EL CIRCO ME hacía llorar.

Todavía hoy, solo con ver los anuncios se me encoge el corazón. Pienso en la solemne majestad de esas criaturas, humillada por la ridícula estupidez humana. Pienso en los tigres haciendo equilibrios sobre taburetes, en sus rugidos y zarpazos controlados por el silbido del látigo. Toda esa energía y esa potencia, toda esa belleza reducida a saltar dentro de un círculo de fuego.

¿Y qué decir de los elefantes?

Su antigua y venerable sabiduría, rebajada a caminar en círculo con un penacho en la cabeza, a poner una pata sobre el domador sin aplastarlo.

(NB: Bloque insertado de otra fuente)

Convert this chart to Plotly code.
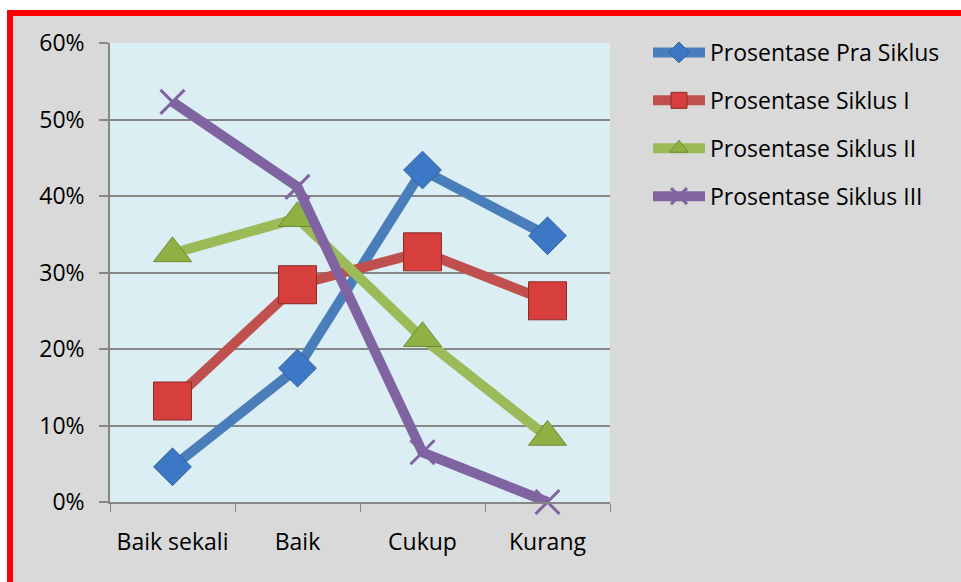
import plotly.graph_objects as go

categories = ["Baik sekali", "Baik", "Cukup", "Kurang"]
pra_siklus = [4.6, 17.5, 43.4, 34.8]
siklus_1 = [13.2, 28.4, 32.7, 26.3]
siklus_2 = [32.5, 37.1, 21.4, 8.5]
siklus_3 = [52.3, 41.2, 6.5, 0.0]
series_names = ["Prosentase Pra Siklus", "Prosentase Siklus I", "Prosentase Siklus II", "Prosentase Siklus III"]
y_ticks = [0, 10, 20, 30, 40, 50, 60]
y_tick_labels = ["0%", "10%", "20%", "30%", "40%", "50%", "60%"]

FONT = "Open Sans"
W, H = 961, 582
L, R, T, B = 110, 610, 43, 502

styles = [
    dict(line="#4a7ebb", mk="#3d78c6", mline="#2f5f99", sym="diamond", size=29, mlw=1),
    dict(line="#c0504d", mk="#d63f3c", mline="#8b2a28", sym="square", size=38, mlw=1),
    dict(line="#9bbb59", mk="#8fb143", mline="#6f8a35", sym="triangle-up", size=33, mlw=1),
    dict(line="#8064a2", mk="#8064a2", mline="#8064a2", sym="x-thin", size=24, mlw=3),
]
data = [pra_siklus, siklus_1, siklus_2, siklus_3]

fig = go.Figure()
for i, (name, vals, st) in enumerate(zip(series_names, data, styles)):
    fig.add_trace(go.Scatter(
        x=categories, y=vals, name=name, mode="lines+markers",
        legendgroup=f"g{i}",
        line=dict(color=st["line"], width=10),
        marker=dict(symbol=st["sym"], size=st["size"], color=st["mk"],
                    line=dict(color=st["mline"], width=st["mlw"])),
        cliponaxis=False,
    ))

def px(x):
    return (x - L) / (R - L)

def py(y):
    return (B - y) / (B - T)

shapes = [
    dict(type="rect", xref="paper", yref="paper", x0=px(0), x1=px(W), y0=py(10), y1=py(0),
         fillcolor="white", line_width=0, layer="above"),
    dict(type="rect", xref="paper", yref="paper", x0=px(0), x1=px(7), y0=py(H), y1=py(0),
         fillcolor="white", line_width=0, layer="above"),
    dict(type="rect", xref="paper", yref="paper", x0=px(7), x1=px(W), y0=py(16), y1=py(10),
         fillcolor="#ff0000", line_width=0, layer="above"),
    dict(type="rect", xref="paper", yref="paper", x0=px(7), x1=px(13), y0=py(H), y1=py(10),
         fillcolor="#ff0000", line_width=0, layer="above"),
]

fig.update_layout(
    width=W, height=H,
    margin=dict(l=L, r=W - R, t=T, b=H - B),
    paper_bgcolor="#d9d9d9",
    plot_bgcolor="#dbeef3",
    font=dict(family=FONT, size=23, color="#000000"),
    shapes=shapes,
    showlegend=True,
    legend=dict(
        x=px(648), y=py(31), xanchor="left", yanchor="top",
        font=dict(family=FONT, size=23, color="#000000"),
        bgcolor="rgba(0,0,0,0)", tracegroupgap=15, itemwidth=52,
        itemsizing="trace",
    ),
    xaxis=dict(
        type="category", range=[-0.5, 3.5], tickson="boundaries",
        ticks="outside", ticklen=8, tickcolor="#868686", tickwidth=1,
        showline=True, linecolor="#868686", linewidth=1.5,
        showgrid=False, zeroline=False, ticklabelstandoff=19,
        tickfont=dict(family=FONT, size=23),
    ),
    yaxis=dict(
        range=[0, 60], tickvals=y_ticks, ticktext=y_tick_labels,
        ticks="outside", ticklen=9, tickcolor="#868686", tickwidth=1.5,
        showline=True, linecolor="#868686", linewidth=1.5,
        showgrid=True, gridcolor="#868686", gridwidth=1.5, zeroline=False,
        ticklabelstandoff=10, tickfont=dict(family=FONT, size=23),
    ),
)

fig.write_html("out.html")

Hubiera querido correr al centro de la pista, abrazarlos, regar su piel rugosa con mis lágrimas, implorando: «¡Perdonadnos, hermanos elefantes!».

También me hacían llorar los payasos.

Mientras todos reían, yo sentía que se me retorcía el estómago, a la vez que hacía esfuerzos inmensos para no estallar.

El dolor de los animales y la tristeza de los hombres obligados a hacer reír a los demás me atacaban con la potencia de un tsunami.

Me aliviaba la llegada de los acróbatas, de los malabaristas y equilibristas. Seguía el vuelo de los platos por los aires, los paseos sobre la cuerda, los cuerpos girando entre los trapecios, casi conteniendo la respiración. ¡Qué maravilla encierra la capacidad del hombre para perfeccionarse y alcanzar, mediante el trabajo y el esfuerzo, lo aparentemente inalcanzable!

Ya en casa, y durante los días siguientes, me debatía entre dos sentimientos opuestos.

Sabía que lo que había visto me concernía.

Sentía que dentro de mí se escondía un tigre agazapado, atemorizado temporalmente por el látigo. Y junto al tigre, el acróbata, con su voluntad y su deseo de despegarse de la tierra y girar, sin peso y sin esfuerzo, suspendido en el aire por un instante en la gracia.

LAS LÁGRIMAS

LAS LÁGRIMAS HAN sido mis fieles compañeras durante la infancia.

No me refiero a lágrimas caprichosas —inconcebibles entonces—, ni a las causadas por un rasguño o una caída —también estaban estrictamente prohibidas—.

Eran más bien lágrimas de consternación. Lloraba por cosas que dejaban indiferentes a los demás niños, y también a los adultos.

Después de algunos intentos de diálogo —que fracasaron ya en la guardería—, no tardé en comprender que la dimensión a la que sería relegada buena parte de mi vida sería la soledad.

El mundo real estaba constituido por alegres nadadores y, mientras tanto, en la superficie, yo no lograba divertirme de ningún modo.

Mi propia naturaleza me lo prohibía.

El corazón de fuego de la tierra —esa inestabilidad fluctuante que latía bajo nuestros pies— me invitaba constantemente a descender a sus profundidades.

Un buzo con un traje de amianto.

Debía descender a la oscuridad, cruzar las tinieblas, para descubrir si realmente allí, en el fondo, se encontraba prisionera la potencia arrolladora de la luz.

Mi mente formulaba preguntas sin cesar, y mi corazón hacía lo mismo. Me preguntaba qué era la materia, y qué no era.

No eran preguntas propias de un niño inteligente. Las pocas veces en que me había atrevido a manifestarlas, no habían despertado miradas de admiración u orgullo, sino más bien un embarazoso silencio, seguido de un reproche: «¿Pero cómo se te ocurre? ¡Piensa en las cosas propias de tu edad!».

MASCULINO, FEMENINO

ENTRE LOS MUCHOS dones que el Cielo me ha concedido se encuentra el de haber nacido en una época todavía dominada por el sentido común.

Si hubiera nacido ahora, los bombarderos del género me habrían secuestrado y sometido a varios interrogatorios, y me habrían orientado para que lograra definir con más precisión mi estado interior: si no te encuentras a gusto en tu forma, debes liberarte de ella cuanto antes y revestirte de la que se adapte mejor a ti.

Detestaba educadamente todo aquello que me recordara la feminidad, pero eso no significa que disfrutara exaltando la masculinidad. Jugaba a la guerra y al fútbol a regañadientes, porque tanto en mi familia como en el edificio donde vivía estaba constantemente rodeada de chicos. Pero también me horrorizaba la violencia de los petardos y los balonazos en la cara.

La diversidad que reclamaba se refería a cosas más sencillas: llevar pantalones, tener el pelo corto —ir peinada se convertía en una tortura sádica— y dedicarme a tareas hasta entonces prohibidas a las mujeres.

Soñaba con vivir en Canadá y ser Casaca roja, cabalgar entre los lagos helados y la tundra, teniendo por delante el horizonte como único límite. Me encantaban las cosas neutras: patinar, montar en bicicleta, jugar al escondite, recoger piedras.

Entre las situaciones, la penumbra, el silencio, permanecer quieta observando el mundo.